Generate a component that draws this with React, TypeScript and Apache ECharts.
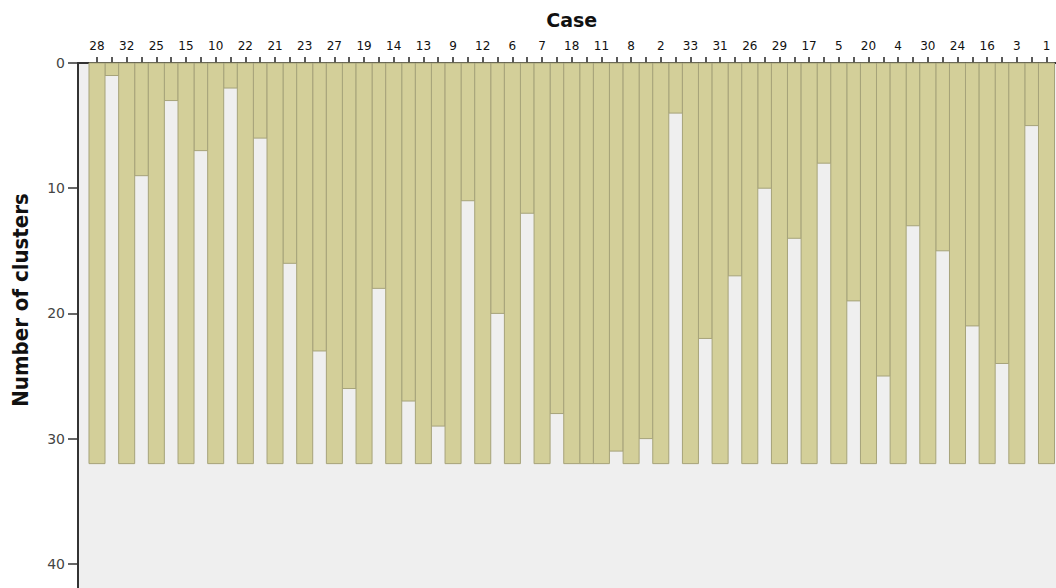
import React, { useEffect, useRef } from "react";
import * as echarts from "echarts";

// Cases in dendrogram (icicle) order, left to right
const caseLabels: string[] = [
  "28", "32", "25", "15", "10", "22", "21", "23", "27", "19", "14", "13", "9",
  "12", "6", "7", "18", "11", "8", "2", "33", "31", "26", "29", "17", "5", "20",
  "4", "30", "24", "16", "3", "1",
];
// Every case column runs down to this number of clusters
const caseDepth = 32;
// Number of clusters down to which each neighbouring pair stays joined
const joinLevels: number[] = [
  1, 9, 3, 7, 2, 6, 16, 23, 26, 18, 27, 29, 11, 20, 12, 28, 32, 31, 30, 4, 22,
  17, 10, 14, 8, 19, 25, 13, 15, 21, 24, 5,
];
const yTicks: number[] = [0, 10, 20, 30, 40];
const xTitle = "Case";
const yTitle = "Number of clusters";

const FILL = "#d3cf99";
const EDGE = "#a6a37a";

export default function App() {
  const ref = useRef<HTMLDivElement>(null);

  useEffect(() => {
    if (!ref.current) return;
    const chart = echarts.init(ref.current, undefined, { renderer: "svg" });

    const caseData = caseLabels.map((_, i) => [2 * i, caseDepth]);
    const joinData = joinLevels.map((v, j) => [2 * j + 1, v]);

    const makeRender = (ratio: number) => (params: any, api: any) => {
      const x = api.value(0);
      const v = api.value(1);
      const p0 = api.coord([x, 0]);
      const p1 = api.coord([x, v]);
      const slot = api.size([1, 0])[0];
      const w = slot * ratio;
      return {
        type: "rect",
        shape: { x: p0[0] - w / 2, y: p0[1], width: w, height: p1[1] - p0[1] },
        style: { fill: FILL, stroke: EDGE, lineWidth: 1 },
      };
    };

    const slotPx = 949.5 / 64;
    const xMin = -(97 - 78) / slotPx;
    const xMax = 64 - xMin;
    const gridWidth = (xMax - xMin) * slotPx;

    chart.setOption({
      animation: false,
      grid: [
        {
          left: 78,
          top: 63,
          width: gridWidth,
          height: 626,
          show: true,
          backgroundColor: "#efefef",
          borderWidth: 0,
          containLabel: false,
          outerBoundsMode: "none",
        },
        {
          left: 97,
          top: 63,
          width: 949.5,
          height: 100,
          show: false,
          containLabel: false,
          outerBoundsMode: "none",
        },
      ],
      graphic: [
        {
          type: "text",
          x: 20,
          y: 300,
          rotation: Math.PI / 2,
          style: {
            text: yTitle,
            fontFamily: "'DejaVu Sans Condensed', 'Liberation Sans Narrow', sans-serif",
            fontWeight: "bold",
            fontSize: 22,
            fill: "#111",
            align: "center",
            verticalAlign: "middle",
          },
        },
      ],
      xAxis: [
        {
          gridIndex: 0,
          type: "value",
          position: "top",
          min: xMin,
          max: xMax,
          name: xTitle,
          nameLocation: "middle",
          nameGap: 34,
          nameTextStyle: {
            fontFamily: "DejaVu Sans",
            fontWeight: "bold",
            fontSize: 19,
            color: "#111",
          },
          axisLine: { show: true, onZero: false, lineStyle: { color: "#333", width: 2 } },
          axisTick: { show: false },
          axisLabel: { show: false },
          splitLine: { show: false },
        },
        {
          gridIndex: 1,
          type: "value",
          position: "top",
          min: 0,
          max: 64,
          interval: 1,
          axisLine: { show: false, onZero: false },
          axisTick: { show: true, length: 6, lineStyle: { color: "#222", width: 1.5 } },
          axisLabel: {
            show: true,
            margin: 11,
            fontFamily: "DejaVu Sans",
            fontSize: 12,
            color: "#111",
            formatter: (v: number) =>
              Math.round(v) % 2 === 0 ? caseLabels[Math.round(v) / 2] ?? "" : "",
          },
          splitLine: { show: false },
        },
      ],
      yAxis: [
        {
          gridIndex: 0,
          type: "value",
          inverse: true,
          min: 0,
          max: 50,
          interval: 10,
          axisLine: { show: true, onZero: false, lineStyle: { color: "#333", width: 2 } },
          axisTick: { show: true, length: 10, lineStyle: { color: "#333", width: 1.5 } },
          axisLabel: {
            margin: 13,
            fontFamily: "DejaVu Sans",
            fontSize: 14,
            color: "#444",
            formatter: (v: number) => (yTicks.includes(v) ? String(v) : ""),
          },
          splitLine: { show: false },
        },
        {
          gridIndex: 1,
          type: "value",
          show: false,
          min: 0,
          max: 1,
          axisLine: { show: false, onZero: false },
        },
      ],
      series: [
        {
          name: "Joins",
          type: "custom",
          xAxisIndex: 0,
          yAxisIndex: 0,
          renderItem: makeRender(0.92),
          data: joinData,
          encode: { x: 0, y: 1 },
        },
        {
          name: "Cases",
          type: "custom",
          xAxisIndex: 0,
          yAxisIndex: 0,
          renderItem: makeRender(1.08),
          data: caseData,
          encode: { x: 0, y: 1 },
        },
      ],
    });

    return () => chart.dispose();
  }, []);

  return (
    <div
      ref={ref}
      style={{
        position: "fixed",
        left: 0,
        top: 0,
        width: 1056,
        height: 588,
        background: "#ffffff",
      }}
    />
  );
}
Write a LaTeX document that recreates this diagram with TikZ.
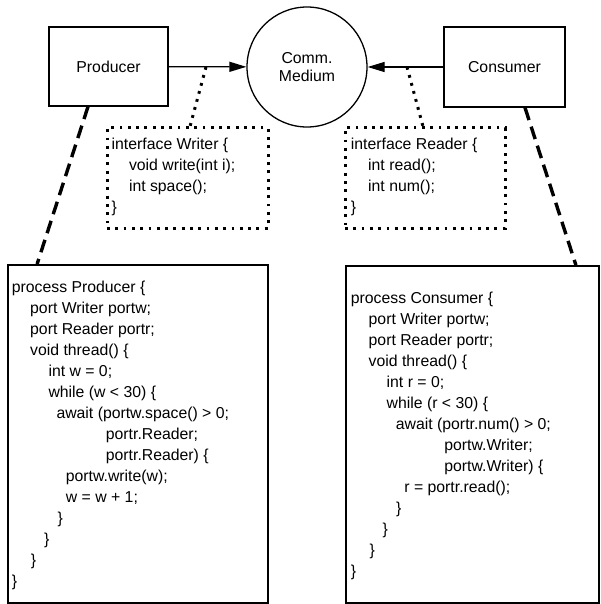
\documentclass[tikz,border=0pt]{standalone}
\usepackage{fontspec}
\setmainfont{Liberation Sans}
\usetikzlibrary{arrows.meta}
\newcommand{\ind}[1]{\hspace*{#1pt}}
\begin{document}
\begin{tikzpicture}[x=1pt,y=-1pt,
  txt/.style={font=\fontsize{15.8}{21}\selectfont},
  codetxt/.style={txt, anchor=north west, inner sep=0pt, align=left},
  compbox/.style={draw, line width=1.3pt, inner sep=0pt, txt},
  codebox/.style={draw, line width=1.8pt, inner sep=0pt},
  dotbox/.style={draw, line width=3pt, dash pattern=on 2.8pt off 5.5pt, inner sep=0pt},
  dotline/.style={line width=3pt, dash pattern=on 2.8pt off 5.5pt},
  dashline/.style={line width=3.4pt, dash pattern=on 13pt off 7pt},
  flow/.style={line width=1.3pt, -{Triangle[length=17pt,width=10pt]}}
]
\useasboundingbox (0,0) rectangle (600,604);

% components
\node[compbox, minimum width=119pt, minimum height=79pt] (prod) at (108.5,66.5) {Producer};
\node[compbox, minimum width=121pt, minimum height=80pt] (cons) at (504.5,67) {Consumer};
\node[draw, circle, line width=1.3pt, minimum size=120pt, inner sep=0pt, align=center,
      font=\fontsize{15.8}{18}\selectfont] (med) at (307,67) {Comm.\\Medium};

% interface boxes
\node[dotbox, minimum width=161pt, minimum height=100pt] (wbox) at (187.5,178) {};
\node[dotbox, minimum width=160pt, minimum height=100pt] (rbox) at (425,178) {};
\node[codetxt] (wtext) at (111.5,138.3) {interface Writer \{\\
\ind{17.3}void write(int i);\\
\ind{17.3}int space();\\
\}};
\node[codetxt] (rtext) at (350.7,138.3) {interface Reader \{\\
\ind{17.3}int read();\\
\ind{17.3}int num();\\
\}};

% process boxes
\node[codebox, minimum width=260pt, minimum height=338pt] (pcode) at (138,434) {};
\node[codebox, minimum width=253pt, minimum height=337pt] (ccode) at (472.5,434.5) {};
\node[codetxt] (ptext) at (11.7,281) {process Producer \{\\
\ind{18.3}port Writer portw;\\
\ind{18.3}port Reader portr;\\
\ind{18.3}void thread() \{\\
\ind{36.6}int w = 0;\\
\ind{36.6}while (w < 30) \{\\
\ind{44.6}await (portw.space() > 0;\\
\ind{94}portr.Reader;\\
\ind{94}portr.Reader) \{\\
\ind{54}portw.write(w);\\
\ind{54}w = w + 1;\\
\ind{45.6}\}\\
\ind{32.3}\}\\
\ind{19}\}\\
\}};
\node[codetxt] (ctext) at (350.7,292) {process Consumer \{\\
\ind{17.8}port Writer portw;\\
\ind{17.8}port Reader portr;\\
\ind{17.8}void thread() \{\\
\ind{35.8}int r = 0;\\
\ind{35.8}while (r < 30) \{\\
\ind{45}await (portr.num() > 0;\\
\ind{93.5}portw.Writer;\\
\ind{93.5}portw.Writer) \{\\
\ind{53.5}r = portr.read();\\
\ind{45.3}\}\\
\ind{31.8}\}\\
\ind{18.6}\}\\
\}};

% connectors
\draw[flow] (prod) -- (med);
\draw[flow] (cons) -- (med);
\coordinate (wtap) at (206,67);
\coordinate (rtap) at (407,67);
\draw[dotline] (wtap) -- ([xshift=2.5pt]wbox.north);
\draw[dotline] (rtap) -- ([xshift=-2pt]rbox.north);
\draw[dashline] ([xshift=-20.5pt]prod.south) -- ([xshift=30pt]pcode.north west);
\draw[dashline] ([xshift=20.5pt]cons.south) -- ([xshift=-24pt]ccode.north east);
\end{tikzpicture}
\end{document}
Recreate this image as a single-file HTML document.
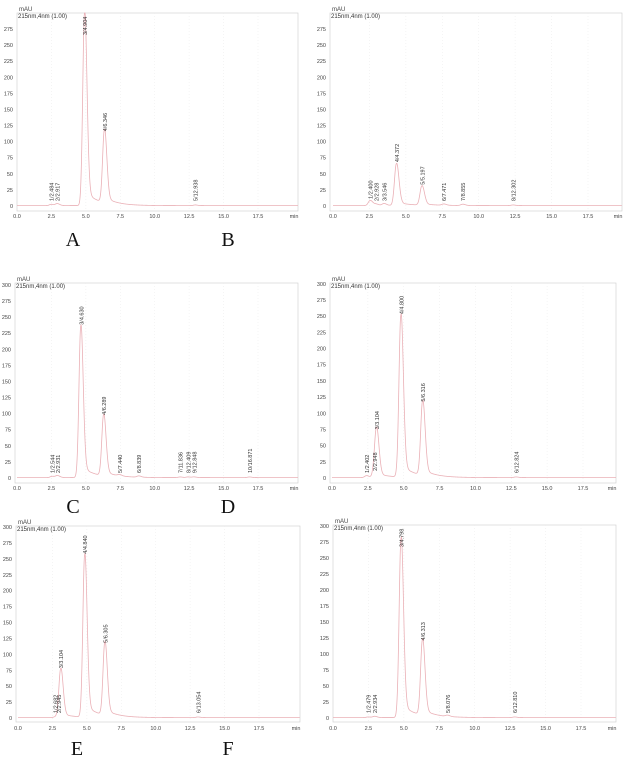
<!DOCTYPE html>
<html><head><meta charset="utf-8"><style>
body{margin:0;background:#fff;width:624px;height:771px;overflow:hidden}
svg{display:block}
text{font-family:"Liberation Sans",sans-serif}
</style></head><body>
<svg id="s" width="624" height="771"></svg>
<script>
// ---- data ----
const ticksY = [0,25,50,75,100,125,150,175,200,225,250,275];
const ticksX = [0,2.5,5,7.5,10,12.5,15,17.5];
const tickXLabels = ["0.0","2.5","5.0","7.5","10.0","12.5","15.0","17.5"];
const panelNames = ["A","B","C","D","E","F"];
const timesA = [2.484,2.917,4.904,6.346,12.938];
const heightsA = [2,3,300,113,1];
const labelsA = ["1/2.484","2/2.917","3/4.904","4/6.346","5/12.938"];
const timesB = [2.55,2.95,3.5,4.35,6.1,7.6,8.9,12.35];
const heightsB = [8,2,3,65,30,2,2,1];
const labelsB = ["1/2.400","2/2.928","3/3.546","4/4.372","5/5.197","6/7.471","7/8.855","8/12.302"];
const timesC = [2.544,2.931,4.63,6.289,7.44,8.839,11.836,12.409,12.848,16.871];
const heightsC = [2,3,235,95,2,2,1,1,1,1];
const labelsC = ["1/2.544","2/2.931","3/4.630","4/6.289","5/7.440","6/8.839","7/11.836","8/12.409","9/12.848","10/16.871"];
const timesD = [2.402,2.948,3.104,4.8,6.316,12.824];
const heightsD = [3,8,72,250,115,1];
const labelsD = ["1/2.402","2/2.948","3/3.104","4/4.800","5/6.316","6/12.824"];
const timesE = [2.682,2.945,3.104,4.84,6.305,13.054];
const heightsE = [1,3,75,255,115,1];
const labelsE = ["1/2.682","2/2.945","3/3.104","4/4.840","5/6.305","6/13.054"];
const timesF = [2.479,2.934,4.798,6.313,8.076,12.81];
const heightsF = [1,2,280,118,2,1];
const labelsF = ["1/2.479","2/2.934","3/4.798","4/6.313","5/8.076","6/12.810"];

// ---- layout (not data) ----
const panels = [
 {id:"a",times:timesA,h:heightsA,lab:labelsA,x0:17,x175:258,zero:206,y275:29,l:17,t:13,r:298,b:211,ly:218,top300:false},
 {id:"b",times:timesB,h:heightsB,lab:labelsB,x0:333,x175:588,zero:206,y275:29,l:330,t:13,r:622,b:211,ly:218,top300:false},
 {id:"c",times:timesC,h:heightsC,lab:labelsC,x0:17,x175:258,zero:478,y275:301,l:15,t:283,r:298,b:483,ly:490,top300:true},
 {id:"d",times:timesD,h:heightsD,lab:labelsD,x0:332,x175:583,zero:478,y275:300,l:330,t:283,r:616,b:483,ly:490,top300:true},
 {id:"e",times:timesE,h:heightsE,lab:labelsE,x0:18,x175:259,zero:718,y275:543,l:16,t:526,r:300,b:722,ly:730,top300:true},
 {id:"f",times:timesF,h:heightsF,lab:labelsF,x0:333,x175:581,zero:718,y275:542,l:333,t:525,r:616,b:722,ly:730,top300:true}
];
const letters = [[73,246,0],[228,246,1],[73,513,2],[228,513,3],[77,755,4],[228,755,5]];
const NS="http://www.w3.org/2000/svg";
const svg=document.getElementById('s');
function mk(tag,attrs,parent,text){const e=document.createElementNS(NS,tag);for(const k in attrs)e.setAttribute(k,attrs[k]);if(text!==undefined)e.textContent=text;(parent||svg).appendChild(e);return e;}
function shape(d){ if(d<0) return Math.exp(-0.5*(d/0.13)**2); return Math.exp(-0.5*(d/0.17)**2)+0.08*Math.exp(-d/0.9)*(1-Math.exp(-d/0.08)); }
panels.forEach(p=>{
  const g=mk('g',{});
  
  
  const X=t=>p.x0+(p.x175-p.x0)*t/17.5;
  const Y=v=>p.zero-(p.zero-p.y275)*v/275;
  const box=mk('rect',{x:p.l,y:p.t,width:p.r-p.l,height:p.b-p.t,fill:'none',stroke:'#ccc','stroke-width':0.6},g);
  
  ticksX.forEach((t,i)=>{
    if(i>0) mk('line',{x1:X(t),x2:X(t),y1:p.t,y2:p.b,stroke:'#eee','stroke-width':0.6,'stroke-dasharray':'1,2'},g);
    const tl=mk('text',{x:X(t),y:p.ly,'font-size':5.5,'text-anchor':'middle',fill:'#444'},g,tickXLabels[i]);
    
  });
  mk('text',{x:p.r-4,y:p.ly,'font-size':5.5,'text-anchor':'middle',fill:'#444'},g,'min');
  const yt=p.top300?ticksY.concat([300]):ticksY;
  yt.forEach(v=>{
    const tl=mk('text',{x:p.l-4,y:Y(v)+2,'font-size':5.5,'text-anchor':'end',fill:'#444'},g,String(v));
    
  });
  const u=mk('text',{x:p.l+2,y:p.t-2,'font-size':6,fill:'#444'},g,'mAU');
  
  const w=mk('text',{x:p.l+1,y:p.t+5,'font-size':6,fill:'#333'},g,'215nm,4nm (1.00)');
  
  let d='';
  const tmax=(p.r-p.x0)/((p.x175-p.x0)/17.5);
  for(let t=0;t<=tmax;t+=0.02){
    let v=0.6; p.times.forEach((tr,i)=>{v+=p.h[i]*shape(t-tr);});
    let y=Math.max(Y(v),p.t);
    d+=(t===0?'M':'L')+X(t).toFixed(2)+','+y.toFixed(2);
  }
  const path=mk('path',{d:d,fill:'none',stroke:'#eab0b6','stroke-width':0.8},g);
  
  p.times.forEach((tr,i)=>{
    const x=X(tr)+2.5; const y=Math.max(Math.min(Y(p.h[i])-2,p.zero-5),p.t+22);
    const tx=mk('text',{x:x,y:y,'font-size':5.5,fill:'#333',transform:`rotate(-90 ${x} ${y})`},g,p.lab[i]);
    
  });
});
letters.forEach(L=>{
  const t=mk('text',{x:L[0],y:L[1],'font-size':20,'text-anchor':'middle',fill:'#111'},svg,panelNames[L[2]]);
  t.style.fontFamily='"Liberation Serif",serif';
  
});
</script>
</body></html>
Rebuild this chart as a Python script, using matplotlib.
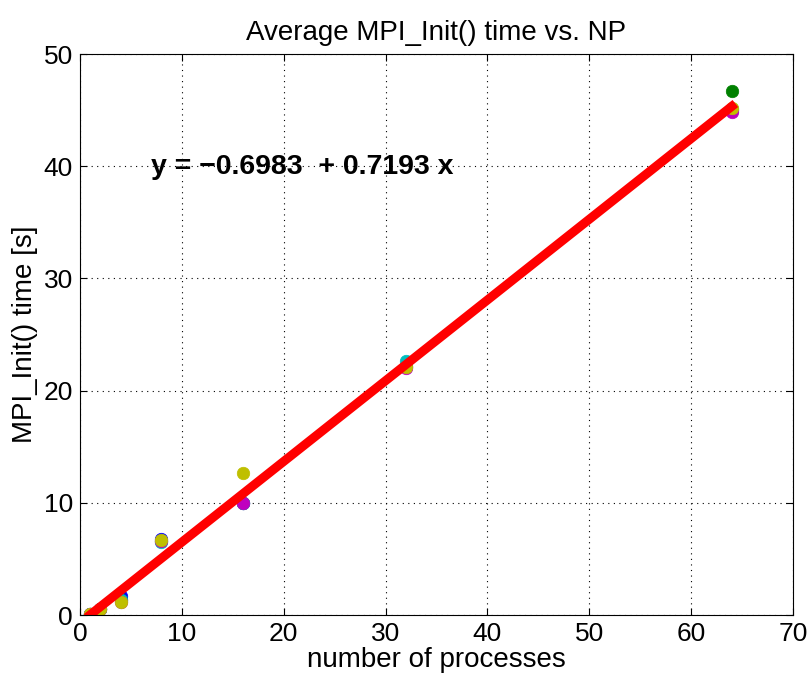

** To be done **
Pictures stay out. Print the data exactly, from its first line through the line containing "const joinData = joinLevels.map((v, j)".

** The reply **
Generate a component that draws this with React, TypeScript and Apache ECharts.
import React, { useEffect, useRef } from "react";
import * as echarts from "echarts";

// Cases in dendrogram (icicle) order, left to right
const caseLabels: string[] = [
  "28", "32", "25", "15", "10", "22", "21", "23", "27", "19", "14", "13", "9",
  "12", "6", "7", "18", "11", "8", "2", "33", "31", "26", "29", "17", "5", "20",
  "4", "30", "24", "16", "3", "1",
];
// Every case column runs down to this number of clusters
const caseDepth = 32;
// Number of clusters down to which each neighbouring pair stays joined
const joinLevels: number[] = [
  1, 9, 3, 7, 2, 6, 16, 23, 26, 18, 27, 29, 11, 20, 12, 28, 32, 31, 30, 4, 22,
  17, 10, 14, 8, 19, 25, 13, 15, 21, 24, 5,
];
const yTicks: number[] = [0, 10, 20, 30, 40];
const xTitle = "Case";
const yTitle = "Number of clusters";

const FILL = "#d3cf99";
const EDGE = "#a6a37a";

export default function App() {
  const ref = useRef<HTMLDivElement>(null);

  useEffect(() => {
    if (!ref.current) return;
    const chart = echarts.init(ref.current, undefined, { renderer: "svg" });

    const caseData = caseLabels.map((_, i) => [2 * i, caseDepth]);
    const joinData = joinLevels.map((v, j) => [2 * j + 1, v]);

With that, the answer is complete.